Restaurant POS Systems » Lavu’s New Multi-Unit Buyer’s Guide Is a Wake-Up Call for Restaurant POS Systems in 2026

Lavu’s New Multi-Unit Buyer’s Guide Is a Wake-Up Call for Restaurant POS Systems in 2026

If you operate 10+ restaurant locations, the biggest POS risk in 2026 is not buying the wrong feature set. It is signing the wrong contract.

That is why this week’s announcement from Lavu (March 17, 2026) matters more than it might look at first glance. Their newly published multi-unit buyer’s guide focuses less on flashy AI demos and more on the commercial terms that actually impact profit: payment lock-in, hidden fees, support coverage, and implementation accountability.

Whether you use Toast, PAR, NCR Voyix, Lightspeed, Square, or a hybrid setup, the same truth applies: your Restaurant POS Systems strategy only works when your agreement terms support your operational reality.

What Happened This Week (and Why Operators Should Care)

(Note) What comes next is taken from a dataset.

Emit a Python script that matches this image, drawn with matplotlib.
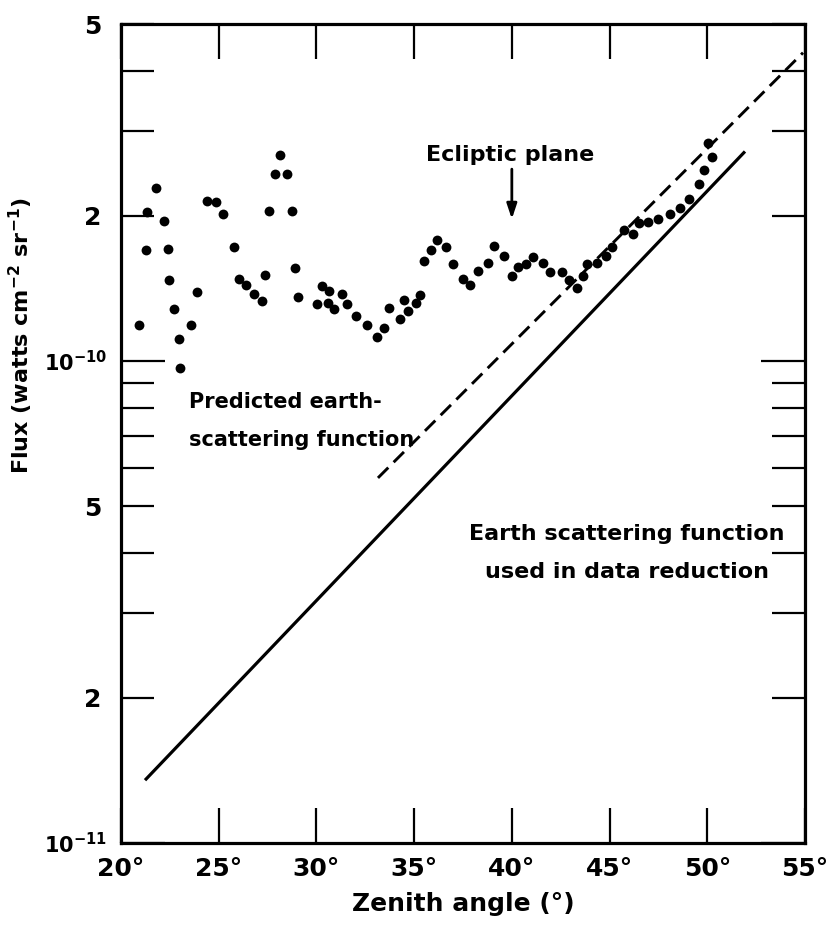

According to Lavu’s March 17 release, multi-unit operators are re-evaluating POS contracts around four practical pressure points:

  1. Payment processing lock-in
  2. Non-transparent “all-in” pricing
  3. Weak post-go-live support
  4. Limited implementation ownership

This lines up with what we’re seeing across restaurant tech in 2026: operators are no longer choosing systems based on a front-end demo alone. They’re evaluating total operating friction over the next 3–5 years. For enterprise and regional groups, this is a margin conversation, not just a technology conversation.

Why Contract Terms Now Matter as Much as Features

Modern Restaurant POS Systems are no longer stand-alone cash registers. They are the transaction hub connecting online ordering, third-party delivery aggregators, loyalty and CRM tools, labor scheduling, kitchen display systems, gift cards, and back-office reporting.

If one part is rigid (especially payments or integration APIs), every downstream process gets more expensive. A lot of operators learned this the hard way in 2024–2025: they migrated to “new” platforms but kept old bottlenecks because payment rails, support SLAs, or data portability were never negotiated.

In 2026, smart buying teams are reversing that pattern.

The 4 Questions Every Multi-Unit Group Should Ask Before Signing

1) Can we choose (or change) our processor without penalties?

If the answer is no, your effective processing rate is not market-based—it is vendor-controlled. For high-volume groups, this can quietly erase six figures in annual EBITDA.

2) What is truly included in monthly pricing?

Ask for a written breakdown of all modules, PCI-related charges, support tiers, and gateway fees. “All-in pricing” language is meaningless without line-item clarity.

3) What support model do we get after launch?

Implementation teams often disappear after go-live. Clarify escalation paths, response windows, and who owns cross-vendor issues during Friday dinner service.

4) What is our migration and rollback plan?

You need clear accountability for data mapping, menu sync, integration testing, and phased rollout by location. If something fails, who has authority to stop, fix, and relaunch?

Practical Playbook for Restaurant Operators in Q2 2026

  • Run a 90-day POS pain audit by location (downtime, ticket delays, payment disputes, refund lag).
  • Build a “must-not-break” integration list before demos.
  • Require commercial redlines early, not after technical approval.
  • Pilot in 1–3 live stores with real peak traffic, not sandbox-only testing.
  • Negotiate processor flexibility, SLA credits, and data export rights in writing.

This is the operational discipline that separates a smooth platform upgrade from a costly multi-month cleanup.

Where AI Fits (and Where It Doesn’t)

Yes, AI is showing up everywhere in restaurant technology: phone ordering, upsell prompts, demand forecasting, and support tooling. But operators should treat AI features as layer-two benefits, not buying criteria number one.

If your Restaurant POS Systems foundation has weak support coverage or inflexible payment terms, AI features will not save margins. They will simply sit on top of unresolved fundamentals.

Final Takeaway

This week’s buyer-guide announcement is less about one vendor and more about the direction of the market. Multi-unit operators are maturing their evaluation process—and that is good for the industry.

In 2026, the winning operators will be the ones who treat POS procurement like a strategic finance-and-operations decision, not an IT checkbox. If your group is planning a switch this year, start with a clear scorecard for flexibility, transparency, and support accountability.